Why did I decide to homeschool? I began meeting families in my local church who were homeschooling. I must admit I had heard of homeschooling but because I had no factual information about it at the time, I thought it was odd. I pictured children sitting around a kitchen table all day. Secluded. Weird. However, as I got to know these families I saw something special. There was a dynamic about them that appealed to me. I began doing some objective research. I read articles, I read books and even more importantly I went out of my way to talk to kids who were currently being homeschooled as well as those who had graduated. I asked them what they liked and disliked about homeschooling. Statistically I learned that homeschoolers perform better on standardized testing and that tutoring 1:1 or any smaller ratio is more effective that learning in a classroom setting. These were all valid points, however my desire to homeschool was never based on academics.
I realized that homeschooling is an extension of parenting. We teach our children all the time. We teach them how to hold a bottle and a spoon. We teach them how to share and how to tie their shoes. We teach them to be kind towards people and gentle with animals. Why not teach them to hold a pencil and how to read?
Beyond academics, I was more concerned about my sons hearts and the kind of men I wanted them to become. I began praying asking God to show me what to do because I still wasn’t convinced I could successfully homeschool. I knew I didn’t “ know everything”. How could I teach them the more difficult subjects especially as they got older? Additionally, I am NOT organized by nature.
There are several teachers in my family and in all honesty, I was afraid of what they would think and say. After all, they had degrees in education and I didn’t. Homeschooling was also definitely going against the grain and I knew I’d have to answer lots of questions such as “Why did you decide to do THAT?” and “But what do you do for socialization?” ( Once I began homeschooling this actually became my FAVORITE question to answer.)
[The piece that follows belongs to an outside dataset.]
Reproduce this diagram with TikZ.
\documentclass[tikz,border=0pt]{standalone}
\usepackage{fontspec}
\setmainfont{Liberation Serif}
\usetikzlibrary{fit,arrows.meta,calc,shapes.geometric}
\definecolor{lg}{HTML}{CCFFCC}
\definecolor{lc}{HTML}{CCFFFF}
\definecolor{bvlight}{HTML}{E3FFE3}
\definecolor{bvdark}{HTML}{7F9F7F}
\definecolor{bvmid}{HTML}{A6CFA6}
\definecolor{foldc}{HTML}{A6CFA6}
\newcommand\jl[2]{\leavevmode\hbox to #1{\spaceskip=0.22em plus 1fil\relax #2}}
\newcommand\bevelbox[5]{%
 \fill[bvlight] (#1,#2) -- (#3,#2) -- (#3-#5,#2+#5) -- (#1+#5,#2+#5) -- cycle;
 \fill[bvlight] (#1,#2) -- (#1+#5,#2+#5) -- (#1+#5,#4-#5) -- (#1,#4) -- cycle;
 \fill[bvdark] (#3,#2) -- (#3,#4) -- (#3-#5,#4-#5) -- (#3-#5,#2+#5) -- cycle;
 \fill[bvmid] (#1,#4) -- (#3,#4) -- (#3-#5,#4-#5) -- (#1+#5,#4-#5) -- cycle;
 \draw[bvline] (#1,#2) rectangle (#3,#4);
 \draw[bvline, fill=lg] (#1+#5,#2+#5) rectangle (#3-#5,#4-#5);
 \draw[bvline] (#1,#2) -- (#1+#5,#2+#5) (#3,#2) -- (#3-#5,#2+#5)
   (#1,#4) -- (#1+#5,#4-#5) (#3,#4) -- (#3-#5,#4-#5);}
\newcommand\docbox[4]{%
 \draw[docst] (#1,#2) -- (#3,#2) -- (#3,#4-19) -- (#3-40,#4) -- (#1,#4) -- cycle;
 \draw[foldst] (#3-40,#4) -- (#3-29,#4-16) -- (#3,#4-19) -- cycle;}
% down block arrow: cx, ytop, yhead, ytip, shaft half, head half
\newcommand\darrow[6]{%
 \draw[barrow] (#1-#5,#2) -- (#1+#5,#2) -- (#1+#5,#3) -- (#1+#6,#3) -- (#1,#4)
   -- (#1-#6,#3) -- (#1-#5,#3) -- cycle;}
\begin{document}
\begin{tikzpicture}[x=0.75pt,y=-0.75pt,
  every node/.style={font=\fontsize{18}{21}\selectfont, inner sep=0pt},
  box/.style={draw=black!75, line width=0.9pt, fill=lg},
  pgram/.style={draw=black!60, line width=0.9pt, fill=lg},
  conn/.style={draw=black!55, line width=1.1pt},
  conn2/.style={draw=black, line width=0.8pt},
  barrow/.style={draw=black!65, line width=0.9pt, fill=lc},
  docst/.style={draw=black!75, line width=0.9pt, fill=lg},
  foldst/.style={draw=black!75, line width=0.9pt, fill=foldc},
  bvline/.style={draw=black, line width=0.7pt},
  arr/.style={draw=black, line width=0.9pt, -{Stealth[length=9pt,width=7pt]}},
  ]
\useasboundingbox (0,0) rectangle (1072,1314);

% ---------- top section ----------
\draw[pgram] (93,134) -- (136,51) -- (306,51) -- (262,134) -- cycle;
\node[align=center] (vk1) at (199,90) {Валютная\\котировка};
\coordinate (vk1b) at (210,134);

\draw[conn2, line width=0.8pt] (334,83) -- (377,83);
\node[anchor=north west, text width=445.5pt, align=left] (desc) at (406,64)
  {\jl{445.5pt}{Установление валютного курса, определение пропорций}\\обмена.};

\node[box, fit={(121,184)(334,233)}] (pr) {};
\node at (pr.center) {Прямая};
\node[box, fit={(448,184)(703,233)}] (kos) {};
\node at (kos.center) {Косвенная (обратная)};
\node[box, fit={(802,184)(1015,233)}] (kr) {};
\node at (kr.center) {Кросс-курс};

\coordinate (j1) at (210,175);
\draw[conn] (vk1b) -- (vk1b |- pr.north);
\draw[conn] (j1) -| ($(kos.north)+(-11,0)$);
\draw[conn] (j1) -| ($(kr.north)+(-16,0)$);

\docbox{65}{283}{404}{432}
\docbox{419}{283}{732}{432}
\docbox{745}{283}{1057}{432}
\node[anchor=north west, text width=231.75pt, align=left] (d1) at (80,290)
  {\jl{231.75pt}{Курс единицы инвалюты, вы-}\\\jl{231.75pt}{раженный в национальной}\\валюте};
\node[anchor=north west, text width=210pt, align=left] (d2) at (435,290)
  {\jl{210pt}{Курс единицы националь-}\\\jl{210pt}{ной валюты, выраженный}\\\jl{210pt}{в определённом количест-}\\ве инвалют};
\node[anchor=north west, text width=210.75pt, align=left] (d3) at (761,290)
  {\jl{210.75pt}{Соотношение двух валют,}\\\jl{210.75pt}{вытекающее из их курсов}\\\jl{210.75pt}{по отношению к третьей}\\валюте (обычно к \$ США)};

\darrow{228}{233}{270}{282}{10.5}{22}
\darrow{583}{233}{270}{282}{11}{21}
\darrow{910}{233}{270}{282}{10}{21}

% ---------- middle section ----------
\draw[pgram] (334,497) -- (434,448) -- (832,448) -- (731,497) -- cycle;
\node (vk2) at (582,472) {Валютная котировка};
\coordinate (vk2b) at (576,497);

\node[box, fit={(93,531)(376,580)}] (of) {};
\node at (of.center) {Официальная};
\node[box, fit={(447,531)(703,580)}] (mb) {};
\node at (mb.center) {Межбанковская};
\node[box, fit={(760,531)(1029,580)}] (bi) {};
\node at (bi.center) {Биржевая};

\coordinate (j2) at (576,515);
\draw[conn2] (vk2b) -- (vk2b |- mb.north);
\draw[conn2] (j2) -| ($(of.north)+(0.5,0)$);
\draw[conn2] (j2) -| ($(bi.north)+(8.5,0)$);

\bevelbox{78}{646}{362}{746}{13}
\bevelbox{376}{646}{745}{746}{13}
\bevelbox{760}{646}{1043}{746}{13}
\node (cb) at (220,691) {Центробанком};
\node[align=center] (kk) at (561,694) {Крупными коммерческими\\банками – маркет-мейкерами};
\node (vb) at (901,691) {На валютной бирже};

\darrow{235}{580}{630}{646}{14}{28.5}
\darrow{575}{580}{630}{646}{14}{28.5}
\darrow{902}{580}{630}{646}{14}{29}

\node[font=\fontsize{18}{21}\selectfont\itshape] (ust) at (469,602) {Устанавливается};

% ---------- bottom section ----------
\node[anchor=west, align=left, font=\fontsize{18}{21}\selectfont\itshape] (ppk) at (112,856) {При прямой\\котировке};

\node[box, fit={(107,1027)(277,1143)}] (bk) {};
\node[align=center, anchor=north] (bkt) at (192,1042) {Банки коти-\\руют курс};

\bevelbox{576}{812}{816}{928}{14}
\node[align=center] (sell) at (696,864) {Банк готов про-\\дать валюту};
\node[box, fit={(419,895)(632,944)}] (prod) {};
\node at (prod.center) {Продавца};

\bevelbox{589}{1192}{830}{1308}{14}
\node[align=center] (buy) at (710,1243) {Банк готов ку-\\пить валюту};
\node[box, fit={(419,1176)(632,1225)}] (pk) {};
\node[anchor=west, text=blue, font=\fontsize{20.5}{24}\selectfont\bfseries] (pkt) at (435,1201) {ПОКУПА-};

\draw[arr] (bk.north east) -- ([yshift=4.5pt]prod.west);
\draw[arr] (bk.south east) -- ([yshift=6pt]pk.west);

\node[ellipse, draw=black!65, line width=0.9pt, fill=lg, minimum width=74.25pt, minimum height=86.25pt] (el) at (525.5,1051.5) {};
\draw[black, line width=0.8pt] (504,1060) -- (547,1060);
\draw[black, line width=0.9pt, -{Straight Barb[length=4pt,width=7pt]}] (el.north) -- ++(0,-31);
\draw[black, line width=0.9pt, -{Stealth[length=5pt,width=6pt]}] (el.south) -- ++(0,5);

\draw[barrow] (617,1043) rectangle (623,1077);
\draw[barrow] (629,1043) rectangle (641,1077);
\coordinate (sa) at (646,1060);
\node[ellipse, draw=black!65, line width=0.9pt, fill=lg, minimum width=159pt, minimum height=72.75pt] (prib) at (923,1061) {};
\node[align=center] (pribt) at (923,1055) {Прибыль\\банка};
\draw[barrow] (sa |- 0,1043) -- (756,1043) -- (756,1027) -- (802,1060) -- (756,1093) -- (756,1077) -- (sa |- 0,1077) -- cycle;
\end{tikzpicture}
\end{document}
Although I had all of the positive information about the benefits of homeschooling before me, I still wasn’t convinced I should do it. I began seriously praying with an open mind and was committed to doing whatever the Lord lead me to do. I knew it was a huge decision and I wanted to make the right one. It would have been “ easier” to send my boys to school, right? Someone else would be responsible. I’d have lots of free time! My son was four at the time and we were getting very close to needing to decide what to do for Kindergarten. I turned on the praying and really asked for a clear answer, knowing in the back of my mind that I was feeling pressured by what other people would think.
I was given a very specific scripture during my prayer time. It was Colossians 2:8 “See to it that no one takes you captive through hollow and deceptive philosophy, which depends on human tradition and the basic principles of this world rather than on Christ.” It couldn’t have been clearer. I decided to go for it. It was the best decision for my boys and for our family as a whole.